Jonathan Dalton is a Realtor with RE/MAX Desert Showcase in Peoria, Arizona and is the author of the All Phoenix Real Estate blog as well as a half-dozen neighborhood sites. His partner, Tobey, is a somewhat rotund beagle who sleeps 21 hours a day.

9 Comments

9 Comments

  1. Matt Stigliano

    March 20, 2009 at 12:40 pm

    Jonathan – I should have known you’d have a reply. I love how you lead from step to step of what you should be doing. Some may call it exaggeration, but I see it pretty clearly.

    Nice post.

  2. Chuck G

    March 20, 2009 at 2:35 pm

    Finally….A voice of reason.

  3. Jonathan Dalton

    March 20, 2009 at 9:23 pm

    Thank you, gentlemen!

  4. Elaine Reese

    March 21, 2009 at 9:19 am

    I read the “lockbox” article and didn’t bother to comment because IMO it was a disjointed concept and totally unrealistic. NOT having a lockbox on a home is poor customer service in this area where listings may be 20 miles apart or more.

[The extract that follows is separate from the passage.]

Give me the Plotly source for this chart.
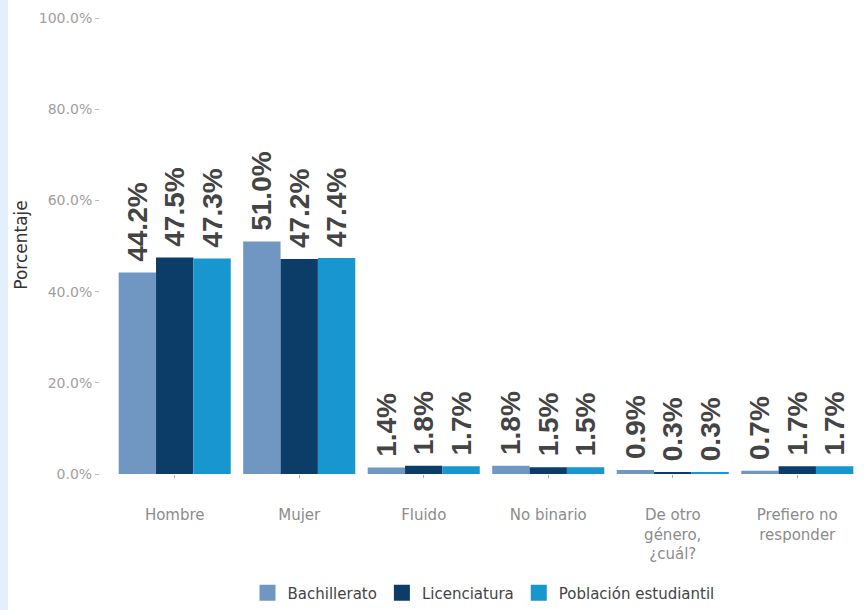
import plotly.graph_objects as go

categorias = ["Hombre", "Mujer", "Fluido", "No binario",
              "De otro<br>género,<br>¿cuál?", "Prefiero no<br>responder"]
series = ["Bachillerato", "Licenciatura", "Población estudiantil"]
bachillerato = [44.2, 51.0, 1.4, 1.8, 0.9, 0.7]
licenciatura = [47.5, 47.2, 1.8, 1.5, 0.3, 1.7]
poblacion = [47.3, 47.4, 1.7, 1.5, 0.3, 1.7]
colores = ["#7097c1", "#0c3c68", "#1796cf"]
y_ticks = [0, 20, 40, 60, 80, 100]

valores = [bachillerato, licenciatura, poblacion]
x_idx = list(range(len(categorias)))

fig = go.Figure()
for nombre, vals, color in zip(series, valores, colores):
    fig.add_trace(go.Bar(
        x=x_idx, y=vals, name=nombre, marker_color=color,
        marker_line_width=0,
        # leading no-break space keeps the label off the bar top
        text=[f"\u00a0{v:.1f}%" for v in vals],
        textposition="outside", textangle=-90,
        constraintext="none", cliponaxis=False,
        textfont=dict(family="Liberation Sans, Arial, sans-serif",
                      size=28, color="#444444", weight="bold"),
        showlegend=False,
    ))
    # square legend swatch
    fig.add_trace(go.Scatter(
        x=[None], y=[None], mode="markers", name=nombre,
        marker=dict(symbol="square", size=17, color=color),
        showlegend=True,
    ))

fig.update_layout(
    width=867, height=610,
    margin=dict(l=100, r=0, t=16, b=136),
    paper_bgcolor="white", plot_bgcolor="white",
    barmode="group", bargap=0.1, bargroupgap=0,
    font=dict(family="DejaVu Sans, sans-serif", color="#555555"),
    xaxis=dict(
        range=[-0.6, 5.56], tickmode="array", tickvals=x_idx,
        ticktext=categorias, showgrid=False, zeroline=False,
        showline=False, ticks="outside", ticklen=3, tickwidth=1,
        tickcolor="#aaaaaa", ticklabelstandoff=24,
        tickfont=dict(size=15, color="#8c8c8c"),
    ),
    yaxis=dict(
        range=[0, 100.5], tickmode="array", tickvals=y_ticks,
        ticktext=[f"{v:.1f}%" for v in y_ticks],
        showgrid=False, zeroline=False, showline=False,
        ticks="outside", ticklen=4, tickwidth=1, tickcolor="#bbbbbb",
        tickfont=dict(size=14, color="#a0a0a0"),
        title=dict(text="Porcentaje", standoff=6,
                   font=dict(size=17, color="#333333")),
    ),
    legend=dict(
        orientation="h", x=0.5, xanchor="center", y=-0.26,
        yanchor="middle", font=dict(size=15, color="#444444"),
        itemclick=False,
    ),
    shapes=[dict(type="rect", xref="paper", yref="paper",
                 x0=-0.1304, x1=-0.12, y0=-0.3, y1=1.04,
                 fillcolor="#e3f0f9", line_width=0, layer="below")],
)

fig.write_html("out.html")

    Sellers hire me to MARKET their home such that it sells. A piece of that marketing is providing top-notch materials in the home so that all the “extra” info about the special features and BENEFITS of the home are available for all to read, view and take with them. That’s my job.

    If I’m spending my day criss-crossing two counties to be at every showing, then I’m not doing what I should be doing which is to market the home to the most buyers possible. Actually being in the home during showings would have an opposite affect in that it would DETER buyer’s acceptance. Thus, BEING IN THE HOME would be POOR customer service.

  5. BawldGuy

    March 27, 2009 at 6:10 pm

    Thanks Jon, you said what I was thinking, only all our words are found in Webster’s.

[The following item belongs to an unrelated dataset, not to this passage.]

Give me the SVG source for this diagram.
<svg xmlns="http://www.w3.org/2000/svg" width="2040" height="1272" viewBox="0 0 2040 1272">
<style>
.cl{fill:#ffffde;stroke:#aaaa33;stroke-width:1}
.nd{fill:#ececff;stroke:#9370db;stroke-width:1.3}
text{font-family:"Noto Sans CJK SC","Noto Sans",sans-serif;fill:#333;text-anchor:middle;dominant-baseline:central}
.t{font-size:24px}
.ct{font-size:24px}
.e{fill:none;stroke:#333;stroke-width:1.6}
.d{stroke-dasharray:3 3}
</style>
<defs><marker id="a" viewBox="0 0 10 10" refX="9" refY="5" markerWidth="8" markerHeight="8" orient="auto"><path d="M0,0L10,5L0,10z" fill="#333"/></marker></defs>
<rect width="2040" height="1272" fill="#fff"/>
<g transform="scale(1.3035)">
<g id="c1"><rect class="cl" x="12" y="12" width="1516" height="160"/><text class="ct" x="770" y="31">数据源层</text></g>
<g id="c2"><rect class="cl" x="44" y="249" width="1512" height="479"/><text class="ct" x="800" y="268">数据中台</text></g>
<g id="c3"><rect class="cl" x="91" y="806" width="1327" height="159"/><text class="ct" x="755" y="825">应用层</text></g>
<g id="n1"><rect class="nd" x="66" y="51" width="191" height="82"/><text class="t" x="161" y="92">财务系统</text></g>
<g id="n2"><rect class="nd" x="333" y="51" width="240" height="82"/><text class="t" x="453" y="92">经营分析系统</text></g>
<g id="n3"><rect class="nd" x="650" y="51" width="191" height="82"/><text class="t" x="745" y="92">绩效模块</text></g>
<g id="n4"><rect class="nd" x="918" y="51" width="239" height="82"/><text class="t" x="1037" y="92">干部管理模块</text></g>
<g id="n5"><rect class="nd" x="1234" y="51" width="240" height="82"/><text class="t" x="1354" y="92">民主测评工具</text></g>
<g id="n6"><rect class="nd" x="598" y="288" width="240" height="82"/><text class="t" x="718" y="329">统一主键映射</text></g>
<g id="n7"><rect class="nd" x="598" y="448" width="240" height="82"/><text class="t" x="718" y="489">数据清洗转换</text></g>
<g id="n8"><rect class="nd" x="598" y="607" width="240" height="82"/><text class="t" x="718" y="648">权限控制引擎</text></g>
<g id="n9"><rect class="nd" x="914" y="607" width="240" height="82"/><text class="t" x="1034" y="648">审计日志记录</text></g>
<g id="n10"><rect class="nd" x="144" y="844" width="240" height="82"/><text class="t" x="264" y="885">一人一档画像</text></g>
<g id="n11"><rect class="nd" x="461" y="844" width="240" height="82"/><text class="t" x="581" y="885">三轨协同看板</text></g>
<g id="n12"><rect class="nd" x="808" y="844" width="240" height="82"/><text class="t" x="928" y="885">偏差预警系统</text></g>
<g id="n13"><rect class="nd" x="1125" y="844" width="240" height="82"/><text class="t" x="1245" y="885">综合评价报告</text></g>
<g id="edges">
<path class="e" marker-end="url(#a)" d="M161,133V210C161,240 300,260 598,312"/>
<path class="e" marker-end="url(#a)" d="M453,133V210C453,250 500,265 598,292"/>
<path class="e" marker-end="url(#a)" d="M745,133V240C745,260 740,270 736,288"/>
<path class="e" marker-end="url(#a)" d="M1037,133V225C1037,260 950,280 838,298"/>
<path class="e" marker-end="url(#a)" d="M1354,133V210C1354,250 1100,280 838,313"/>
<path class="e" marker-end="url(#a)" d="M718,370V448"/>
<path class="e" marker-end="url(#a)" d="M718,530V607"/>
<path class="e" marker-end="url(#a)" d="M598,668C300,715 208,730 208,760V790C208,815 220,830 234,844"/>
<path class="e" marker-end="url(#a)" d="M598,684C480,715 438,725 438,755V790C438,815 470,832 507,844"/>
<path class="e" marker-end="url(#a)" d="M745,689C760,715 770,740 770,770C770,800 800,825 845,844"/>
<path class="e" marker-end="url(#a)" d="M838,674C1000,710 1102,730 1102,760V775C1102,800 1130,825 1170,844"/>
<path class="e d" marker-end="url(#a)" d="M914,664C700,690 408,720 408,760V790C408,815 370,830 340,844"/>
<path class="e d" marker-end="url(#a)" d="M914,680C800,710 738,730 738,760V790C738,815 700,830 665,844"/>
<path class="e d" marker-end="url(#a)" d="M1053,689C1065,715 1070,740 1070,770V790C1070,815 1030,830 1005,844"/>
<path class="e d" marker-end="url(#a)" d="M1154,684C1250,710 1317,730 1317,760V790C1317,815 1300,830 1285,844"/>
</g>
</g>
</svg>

    Using Sellers as analogous to owners of baseball teams, I remember explaining to my young son, Josh, why Cecil Fielder made so much more than our own Tony Gwynn. After all, Tony hit about 70-100 points better for average, and struck out about 20-30 times yearly, something Fielder accomplished monthly with little effort.

    I explained to him baseball decides who wins and who loses based upon the number of runs scored. Gwynn averaged about 50-80 RBI a year, with about 8-12 homers. Meanwhile Fielder was knocking in 120+ runs a season, not to mention his 30-40+ homers.

    Teams don’t win cuz they out hit the other guys, they win cuz they outscore ’em.

    Sellers pay agents for closed sales. Period. The rest is what goes into the hot air balloon and is called ‘service’. Singles hitters get paid well, but RBI kings get wealthy.